:: BRIEF ::
Would you write out the listing verbatim and skip every picture in it?

:: SOURCE EXCERPT ::

## begin

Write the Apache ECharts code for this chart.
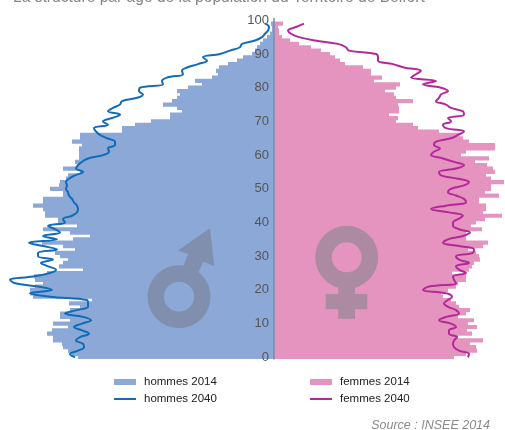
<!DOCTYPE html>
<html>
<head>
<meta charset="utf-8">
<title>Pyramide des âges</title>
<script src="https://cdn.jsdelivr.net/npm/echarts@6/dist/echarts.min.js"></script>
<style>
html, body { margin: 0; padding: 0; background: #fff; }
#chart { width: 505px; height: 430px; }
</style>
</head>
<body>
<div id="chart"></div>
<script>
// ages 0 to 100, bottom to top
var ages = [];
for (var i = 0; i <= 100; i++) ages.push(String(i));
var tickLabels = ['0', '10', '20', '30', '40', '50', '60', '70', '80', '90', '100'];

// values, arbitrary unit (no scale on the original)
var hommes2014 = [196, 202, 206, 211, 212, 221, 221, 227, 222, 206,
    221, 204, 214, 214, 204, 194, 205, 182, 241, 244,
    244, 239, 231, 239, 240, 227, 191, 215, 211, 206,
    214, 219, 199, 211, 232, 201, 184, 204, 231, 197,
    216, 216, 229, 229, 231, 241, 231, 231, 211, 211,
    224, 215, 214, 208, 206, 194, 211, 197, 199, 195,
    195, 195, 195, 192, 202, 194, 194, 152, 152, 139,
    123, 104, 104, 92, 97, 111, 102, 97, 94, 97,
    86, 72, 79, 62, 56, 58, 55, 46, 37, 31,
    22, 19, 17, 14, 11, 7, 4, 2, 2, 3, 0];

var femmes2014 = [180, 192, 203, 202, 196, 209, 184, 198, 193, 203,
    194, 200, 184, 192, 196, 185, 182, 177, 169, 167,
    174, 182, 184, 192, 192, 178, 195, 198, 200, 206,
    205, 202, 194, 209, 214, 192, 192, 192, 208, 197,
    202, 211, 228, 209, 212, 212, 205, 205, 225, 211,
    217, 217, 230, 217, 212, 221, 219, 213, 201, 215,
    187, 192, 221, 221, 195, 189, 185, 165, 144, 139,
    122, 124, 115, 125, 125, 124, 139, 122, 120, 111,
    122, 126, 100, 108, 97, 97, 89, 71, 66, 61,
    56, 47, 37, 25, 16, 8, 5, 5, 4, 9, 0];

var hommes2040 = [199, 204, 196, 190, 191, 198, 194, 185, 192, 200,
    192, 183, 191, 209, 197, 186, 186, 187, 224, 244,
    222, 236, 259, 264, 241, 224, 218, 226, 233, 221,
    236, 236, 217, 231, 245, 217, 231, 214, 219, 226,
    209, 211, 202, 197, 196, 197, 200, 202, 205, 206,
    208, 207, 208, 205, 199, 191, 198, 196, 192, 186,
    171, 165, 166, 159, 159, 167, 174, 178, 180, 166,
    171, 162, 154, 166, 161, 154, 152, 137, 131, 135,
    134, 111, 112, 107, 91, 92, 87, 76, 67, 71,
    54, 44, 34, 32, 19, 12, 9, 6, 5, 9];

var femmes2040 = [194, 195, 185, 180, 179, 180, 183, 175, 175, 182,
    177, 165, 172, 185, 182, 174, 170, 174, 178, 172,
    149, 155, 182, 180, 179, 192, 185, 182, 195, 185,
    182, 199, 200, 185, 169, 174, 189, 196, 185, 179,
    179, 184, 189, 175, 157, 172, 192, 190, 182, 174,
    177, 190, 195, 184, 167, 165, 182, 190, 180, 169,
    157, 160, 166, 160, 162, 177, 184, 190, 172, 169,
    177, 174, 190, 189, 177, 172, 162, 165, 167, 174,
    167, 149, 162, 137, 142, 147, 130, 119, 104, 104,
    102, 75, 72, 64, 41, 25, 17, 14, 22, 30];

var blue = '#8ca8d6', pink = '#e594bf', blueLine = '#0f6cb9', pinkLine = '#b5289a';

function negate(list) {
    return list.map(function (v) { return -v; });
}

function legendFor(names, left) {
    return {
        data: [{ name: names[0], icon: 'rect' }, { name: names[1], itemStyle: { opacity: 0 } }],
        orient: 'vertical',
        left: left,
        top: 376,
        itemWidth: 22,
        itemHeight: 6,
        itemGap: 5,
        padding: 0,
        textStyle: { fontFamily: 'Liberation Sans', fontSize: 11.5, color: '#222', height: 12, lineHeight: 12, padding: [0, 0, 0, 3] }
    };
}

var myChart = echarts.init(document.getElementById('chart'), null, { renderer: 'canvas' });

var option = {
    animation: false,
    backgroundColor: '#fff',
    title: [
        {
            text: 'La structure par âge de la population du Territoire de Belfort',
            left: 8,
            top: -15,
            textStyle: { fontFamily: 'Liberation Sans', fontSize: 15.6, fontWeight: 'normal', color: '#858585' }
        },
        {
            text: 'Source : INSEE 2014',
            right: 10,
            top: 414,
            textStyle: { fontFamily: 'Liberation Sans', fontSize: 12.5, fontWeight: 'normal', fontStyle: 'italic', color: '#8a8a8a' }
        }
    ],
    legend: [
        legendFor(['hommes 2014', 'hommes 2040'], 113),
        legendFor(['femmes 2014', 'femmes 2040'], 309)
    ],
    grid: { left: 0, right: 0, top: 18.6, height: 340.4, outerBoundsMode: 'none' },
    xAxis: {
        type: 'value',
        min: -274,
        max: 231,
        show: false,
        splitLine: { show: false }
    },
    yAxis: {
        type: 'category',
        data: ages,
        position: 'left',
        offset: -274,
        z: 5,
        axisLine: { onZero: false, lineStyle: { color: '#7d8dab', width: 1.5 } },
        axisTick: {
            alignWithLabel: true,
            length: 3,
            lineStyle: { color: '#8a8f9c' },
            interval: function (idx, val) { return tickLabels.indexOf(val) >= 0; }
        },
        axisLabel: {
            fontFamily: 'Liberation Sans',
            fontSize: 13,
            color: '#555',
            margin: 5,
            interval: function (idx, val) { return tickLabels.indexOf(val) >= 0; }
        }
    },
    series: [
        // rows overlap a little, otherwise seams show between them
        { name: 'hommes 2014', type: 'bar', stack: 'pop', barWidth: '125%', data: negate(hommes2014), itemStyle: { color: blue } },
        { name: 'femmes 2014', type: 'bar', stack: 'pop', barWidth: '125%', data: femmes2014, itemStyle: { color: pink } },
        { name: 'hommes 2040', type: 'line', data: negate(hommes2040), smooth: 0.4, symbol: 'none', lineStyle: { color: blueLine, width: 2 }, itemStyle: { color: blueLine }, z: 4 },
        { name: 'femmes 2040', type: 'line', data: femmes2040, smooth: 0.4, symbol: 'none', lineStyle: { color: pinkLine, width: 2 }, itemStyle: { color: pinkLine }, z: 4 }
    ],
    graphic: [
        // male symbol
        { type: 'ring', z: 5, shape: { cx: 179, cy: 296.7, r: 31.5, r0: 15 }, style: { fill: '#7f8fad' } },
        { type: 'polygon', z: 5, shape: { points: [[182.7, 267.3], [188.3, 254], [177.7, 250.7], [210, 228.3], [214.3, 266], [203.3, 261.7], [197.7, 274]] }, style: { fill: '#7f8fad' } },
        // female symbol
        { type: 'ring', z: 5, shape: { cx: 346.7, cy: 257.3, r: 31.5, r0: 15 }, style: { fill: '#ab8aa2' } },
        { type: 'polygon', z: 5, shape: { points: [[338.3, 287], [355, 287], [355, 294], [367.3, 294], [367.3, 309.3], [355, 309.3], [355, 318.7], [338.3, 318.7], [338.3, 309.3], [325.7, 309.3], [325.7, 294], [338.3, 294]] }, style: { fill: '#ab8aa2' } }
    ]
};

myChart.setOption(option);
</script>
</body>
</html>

## end

:: FINAL RESULT ::
Write the Apache ECharts code for this chart.
<!DOCTYPE html>
<html>
<head>
<meta charset="utf-8">
<title>Pyramide des âges</title>
<script src="https://cdn.jsdelivr.net/npm/echarts@6/dist/echarts.min.js"></script>
<style>
html, body { margin: 0; padding: 0; background: #fff; }
#chart { width: 505px; height: 430px; }
</style>
</head>
<body>
<div id="chart"></div>
<script>
// ages 0 to 100, bottom to top
var ages = [];
for (var i = 0; i <= 100; i++) ages.push(String(i));
var tickLabels = ['0', '10', '20', '30', '40', '50', '60', '70', '80', '90', '100'];

// values, arbitrary unit (no scale on the original)
var hommes2014 = [196, 202, 206, 211, 212, 221, 221, 227, 222, 206,
    221, 204, 214, 214, 204, 194, 205, 182, 241, 244,
    244, 239, 231, 239, 240, 227, 191, 215, 211, 206,
    214, 219, 199, 211, 232, 201, 184, 204, 231, 197,
    216, 216, 229, 229, 231, 241, 231, 231, 211, 211,
    224, 215, 214, 208, 206, 194, 211, 197, 199, 195,
    195, 195, 195, 192, 202, 194, 194, 152, 152, 139,
    123, 104, 104, 92, 97, 111, 102, 97, 94, 97,
    86, 72, 79, 62, 56, 58, 55, 46, 37, 31,
    22, 19, 17, 14, 11, 7, 4, 2, 2, 3, 0];

var femmes2014 = [180, 192, 203, 202, 196, 209, 184, 198, 193, 203,
    194, 200, 184, 192, 196, 185, 182, 177, 169, 167,
    174, 182, 184, 192, 192, 178, 195, 198, 200, 206,
    205, 202, 194, 209, 214, 192, 192, 192, 208, 197,
    202, 211, 228, 209, 212, 212, 205, 205, 225, 211,
    217, 217, 230, 217, 212, 221, 219, 213, 201, 215,
    187, 192, 221, 221, 195, 189, 185, 165, 144, 139,
    122, 124, 115, 125, 125, 124, 139, 122, 120, 111,
    122, 126, 100, 108, 97, 97, 89, 71, 66, 61,
    56, 47, 37, 25, 16, 8, 5, 5, 4, 9, 0];

var hommes2040 = [199, 204, 196, 190, 191, 198, 194, 185, 192, 200,
    192, 183, 191, 209, 197, 186, 186, 187, 224, 244,
    222, 236, 259, 264, 241, 224, 218, 226, 233, 221,
    236, 236, 217, 231, 245, 217, 231, 214, 219, 226,
    209, 211, 202, 197, 196, 197, 200, 202, 205, 206,
    208, 207, 208, 205, 199, 191, 198, 196, 192, 186,
    171, 165, 166, 159, 159, 167, 174, 178, 180, 166,
    171, 162, 154, 166, 161, 154, 152, 137, 131, 135,
    134, 111, 112, 107, 91, 92, 87, 76, 67, 71,
    54, 44, 34, 32, 19, 12, 9, 6, 5, 9];

var femmes2040 = [194, 195, 185, 180, 179, 180, 183, 175, 175, 182,
    177, 165, 172, 185, 182, 174, 170, 174, 178, 172,
    149, 155, 182, 180, 179, 192, 185, 182, 195, 185,
    182, 199, 200, 185, 169, 174, 189, 196, 185, 179,
    179, 184, 189, 175, 157, 172, 192, 190, 182, 174,
    177, 190, 195, 184, 167, 165, 182, 190, 180, 169,
    157, 160, 166, 160, 162, 177, 184, 190, 172, 169,
    177, 174, 190, 189, 177, 172, 162, 165, 167, 174,
    167, 149, 162, 137, 142, 147, 130, 119, 104, 104,
    102, 75, 72, 64, 41, 25, 17, 14, 22, 30];

var blue = '#8ca8d6', pink = '#e594bf', blueLine = '#0f6cb9', pinkLine = '#b5289a';

function negate(list) {
    return list.map(function (v) { return -v; });
}

function legendFor(names, left) {
    return {
        data: [{ name: names[0], icon: 'rect' }, { name: names[1], itemStyle: { opacity: 0 } }],
        orient: 'vertical',
        left: left,
        top: 376,
        itemWidth: 22,
        itemHeight: 6,
        itemGap: 5,
        padding: 0,
        textStyle: { fontFamily: 'Liberation Sans', fontSize: 11.5, color: '#222', height: 12, lineHeight: 12, padding: [0, 0, 0, 3] }
    };
}

var myChart = echarts.init(document.getElementById('chart'), null, { renderer: 'canvas' });

var option = {
    animation: false,
    backgroundColor: '#fff',
    title: [
        {
            text: 'La structure par âge de la population du Territoire de Belfort',
            left: 8,
            top: -15,
            textStyle: { fontFamily: 'Liberation Sans', fontSize: 15.6, fontWeight: 'normal', color: '#858585' }
        },
        {
            text: 'Source : INSEE 2014',
            right: 10,
            top: 414,
            textStyle: { fontFamily: 'Liberation Sans', fontSize: 12.5, fontWeight: 'normal', fontStyle: 'italic', color: '#8a8a8a' }
        }
    ],
    legend: [
        legendFor(['hommes 2014', 'hommes 2040'], 113),
        legendFor(['femmes 2014', 'femmes 2040'], 309)
    ],
    grid: { left: 0, right: 0, top: 18.6, height: 340.4, outerBoundsMode: 'none' },
    xAxis: {
        type: 'value',
        min: -274,
        max: 231,
        show: false,
        splitLine: { show: false }
    },
    yAxis: {
        type: 'category',
        data: ages,
        position: 'left',
        offset: -274,
        z: 5,
        axisLine: { onZero: false, lineStyle: { color: '#7d8dab', width: 1.5 } },
        axisTick: {
            alignWithLabel: true,
            length: 3,
            lineStyle: { color: '#8a8f9c' },
            interval: function (idx, val) { return tickLabels.indexOf(val) >= 0; }
        },
        axisLabel: {
            fontFamily: 'Liberation Sans',
            fontSize: 13,
            color: '#555',
            margin: 5,
            interval: function (idx, val) { return tickLabels.indexOf(val) >= 0; }
        }
    },
    series: [
        // rows overlap a little, otherwise seams show between them
        { name: 'hommes 2014', type: 'bar', stack: 'pop', barWidth: '125%', data: negate(hommes2014), itemStyle: { color: blue } },
        { name: 'femmes 2014', type: 'bar', stack: 'pop', barWidth: '125%', data: femmes2014, itemStyle: { color: pink } },
        { name: 'hommes 2040', type: 'line', data: negate(hommes2040), smooth: 0.4, symbol: 'none', lineStyle: { color: blueLine, width: 2 }, itemStyle: { color: blueLine }, z: 4 },
        { name: 'femmes 2040', type: 'line', data: femmes2040, smooth: 0.4, symbol: 'none', lineStyle: { color: pinkLine, width: 2 }, itemStyle: { color: pinkLine }, z: 4 }
    ],
    graphic: [
        // male symbol
        { type: 'ring', z: 5, shape: { cx: 179, cy: 296.7, r: 31.5, r0: 15 }, style: { fill: '#7f8fad' } },
        { type: 'polygon', z: 5, shape: { points: [[182.7, 267.3], [188.3, 254], [177.7, 250.7], [210, 228.3], [214.3, 266], [203.3, 261.7], [197.7, 274]] }, style: { fill: '#7f8fad' } },
        // female symbol
        { type: 'ring', z: 5, shape: { cx: 346.7, cy: 257.3, r: 31.5, r0: 15 }, style: { fill: '#ab8aa2' } },
        { type: 'polygon', z: 5, shape: { points: [[338.3, 287], [355, 287], [355, 294], [367.3, 294], [367.3, 309.3], [355, 309.3], [355, 318.7], [338.3, 318.7], [338.3, 309.3], [325.7, 309.3], [325.7, 294], [338.3, 294]] }, style: { fill: '#ab8aa2' } }
    ]
};

myChart.setOption(option);
</script>
</body>
</html>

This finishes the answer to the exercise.